[Records from a collection]
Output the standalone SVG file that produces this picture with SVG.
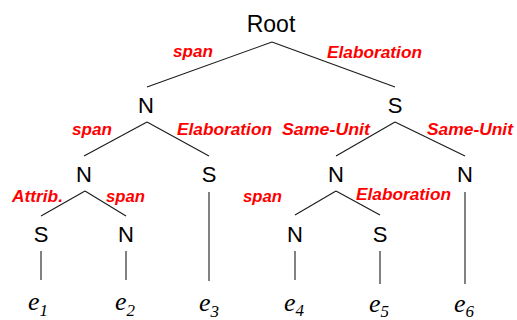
<svg xmlns="http://www.w3.org/2000/svg" width="517" height="320" viewBox="0 0 517 320">
<style>
.nd{font-family:"Liberation Sans",Arial,sans-serif;font-size:22px;fill:#000;text-anchor:middle}
.rl{font-family:"Liberation Sans",Arial,sans-serif;font-size:16.5px;font-weight:bold;font-style:italic;fill:#ff0000}
.lf{font-family:"Liberation Serif","Times New Roman",serif;font-style:italic;font-size:26px;fill:#000}
.sb{font-size:17px}
.ed line{stroke:#1a1a1a;stroke-width:1.1}
</style>
<rect width="517" height="320" fill="#fff"/>
<g id="connectors" class="ed">
<line x1="272" y1="42" x2="147" y2="87"/>
<line x1="272" y1="42" x2="395" y2="87"/>
<line x1="147" y1="122" x2="84" y2="156"/>
<line x1="147" y1="122" x2="209" y2="156"/>
<line x1="395" y1="122" x2="336" y2="156"/>
<line x1="395" y1="122" x2="465" y2="156"/>
<line x1="85" y1="191" x2="41" y2="216"/>
<line x1="85" y1="191" x2="126" y2="216"/>
<line x1="336" y1="191" x2="295" y2="215"/>
<line x1="336" y1="191" x2="380" y2="215"/>
<line x1="209" y1="192" x2="209" y2="281"/>
<line x1="465" y1="192" x2="465" y2="284"/>
<line x1="41" y1="251" x2="41" y2="280"/>
<line x1="126" y1="251" x2="126" y2="280"/>
<line x1="295" y1="251" x2="295" y2="280"/>
<line x1="380" y1="251" x2="380" y2="284"/>
</g>
<g id="labels">
<text class="rl" x="173" y="57" textLength="40" lengthAdjust="spacingAndGlyphs">span</text>
<text class="rl" x="327" y="58" textLength="95" lengthAdjust="spacingAndGlyphs">Elaboration</text>
<text class="rl" x="72" y="135" textLength="40" lengthAdjust="spacingAndGlyphs">span</text>
<text class="rl" x="177" y="135" textLength="95" lengthAdjust="spacingAndGlyphs">Elaboration</text>
<text class="rl" x="282" y="135" textLength="88" lengthAdjust="spacingAndGlyphs">Same-Unit</text>
<text class="rl" x="427" y="135" textLength="86" lengthAdjust="spacingAndGlyphs">Same-Unit</text>
<text class="rl" x="12" y="202" textLength="51" lengthAdjust="spacingAndGlyphs">Attrib.</text>
<text class="rl" x="106" y="202" textLength="39" lengthAdjust="spacingAndGlyphs">span</text>
<text class="rl" x="243" y="202" textLength="39" lengthAdjust="spacingAndGlyphs">span</text>
<text class="rl" x="356" y="200" textLength="95" lengthAdjust="spacingAndGlyphs">Elaboration</text>
</g>
<g id="root"><text class="nd" x="271" y="32" style="font-size:23px">Root</text></g>
<g id="n1"><text class="nd" x="146" y="113">N</text></g>
<g id="s1"><text class="nd" x="395" y="113">S</text></g>
<g id="n11"><text class="nd" x="84" y="182">N</text></g>
<g id="s12"><text class="nd" x="209" y="182">S</text></g>
<g id="n21"><text class="nd" x="336" y="182">N</text></g>
<g id="n22"><text class="nd" x="465" y="182">N</text></g>
<g id="s111"><text class="nd" x="41" y="242">S</text></g>
<g id="n112"><text class="nd" x="126" y="242">N</text></g>
<g id="n211"><text class="nd" x="295" y="242">N</text></g>
<g id="s212"><text class="nd" x="380" y="242">S</text></g>
<g id="e1"><text class="lf" x="28" y="310">e<tspan class="sb" dy="6">1</tspan></text></g>
<g id="e2"><text class="lf" x="115" y="310">e<tspan class="sb" dy="6">2</tspan></text></g>
<g id="e3"><text class="lf" x="199" y="311">e<tspan class="sb" dy="6">3</tspan></text></g>
<g id="e4"><text class="lf" x="284" y="311">e<tspan class="sb" dy="5">4</tspan></text></g>
<g id="e5"><text class="lf" x="369" y="312">e<tspan class="sb" dy="5">5</tspan></text></g>
<g id="e6"><text class="lf" x="454" y="312">e<tspan class="sb" dy="5">6</tspan></text></g>
</svg>
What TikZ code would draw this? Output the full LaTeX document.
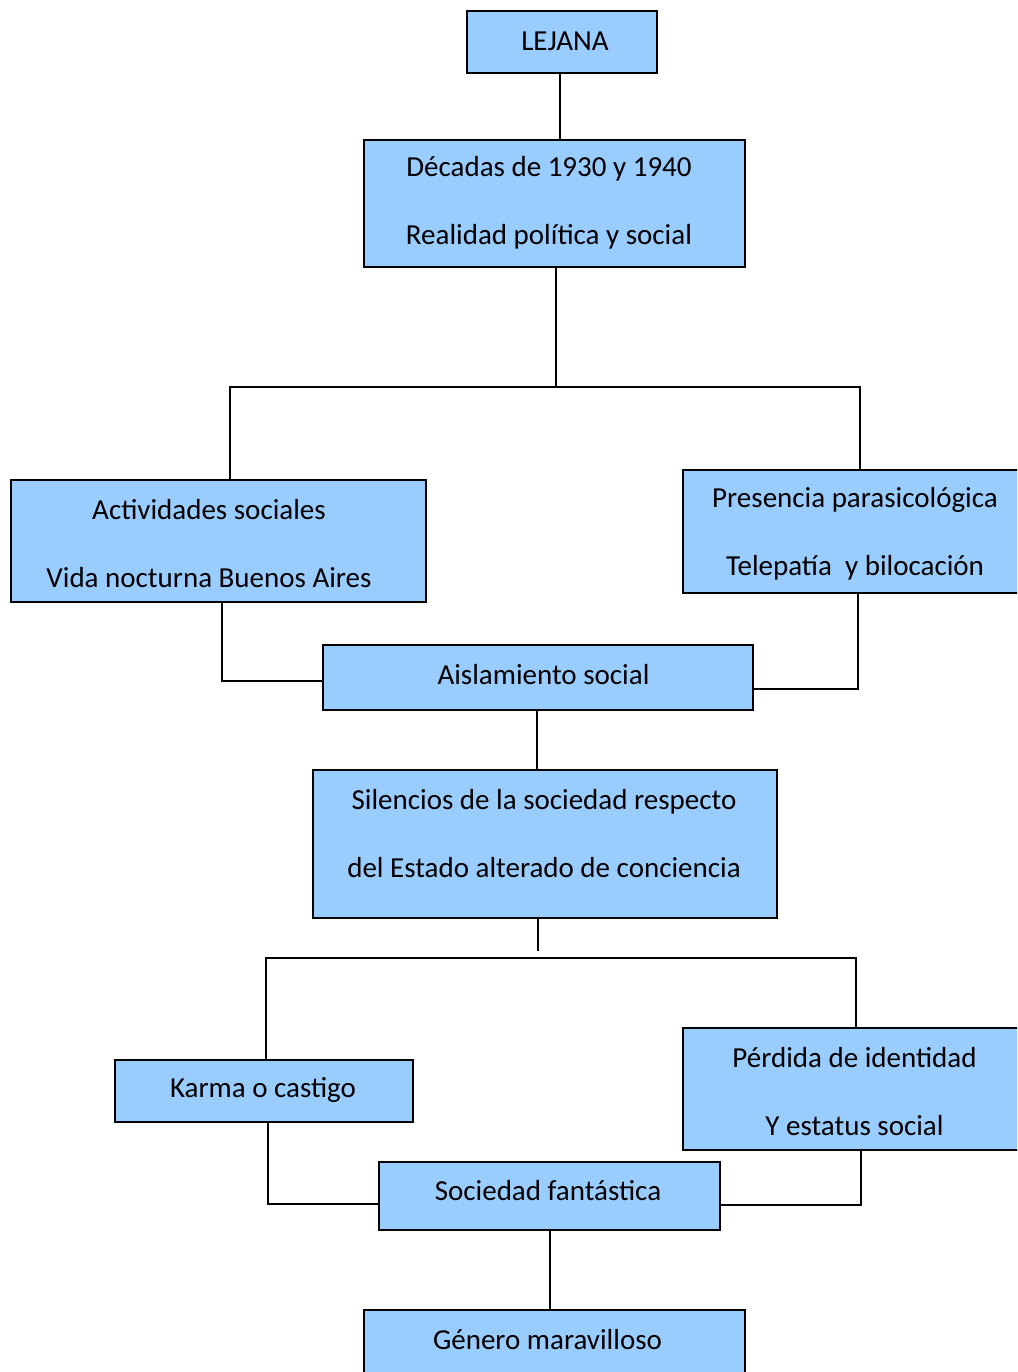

- Prompt
Going through the entries above, report how many lines include the string "this". The number alone is the answer.

- Expected output
2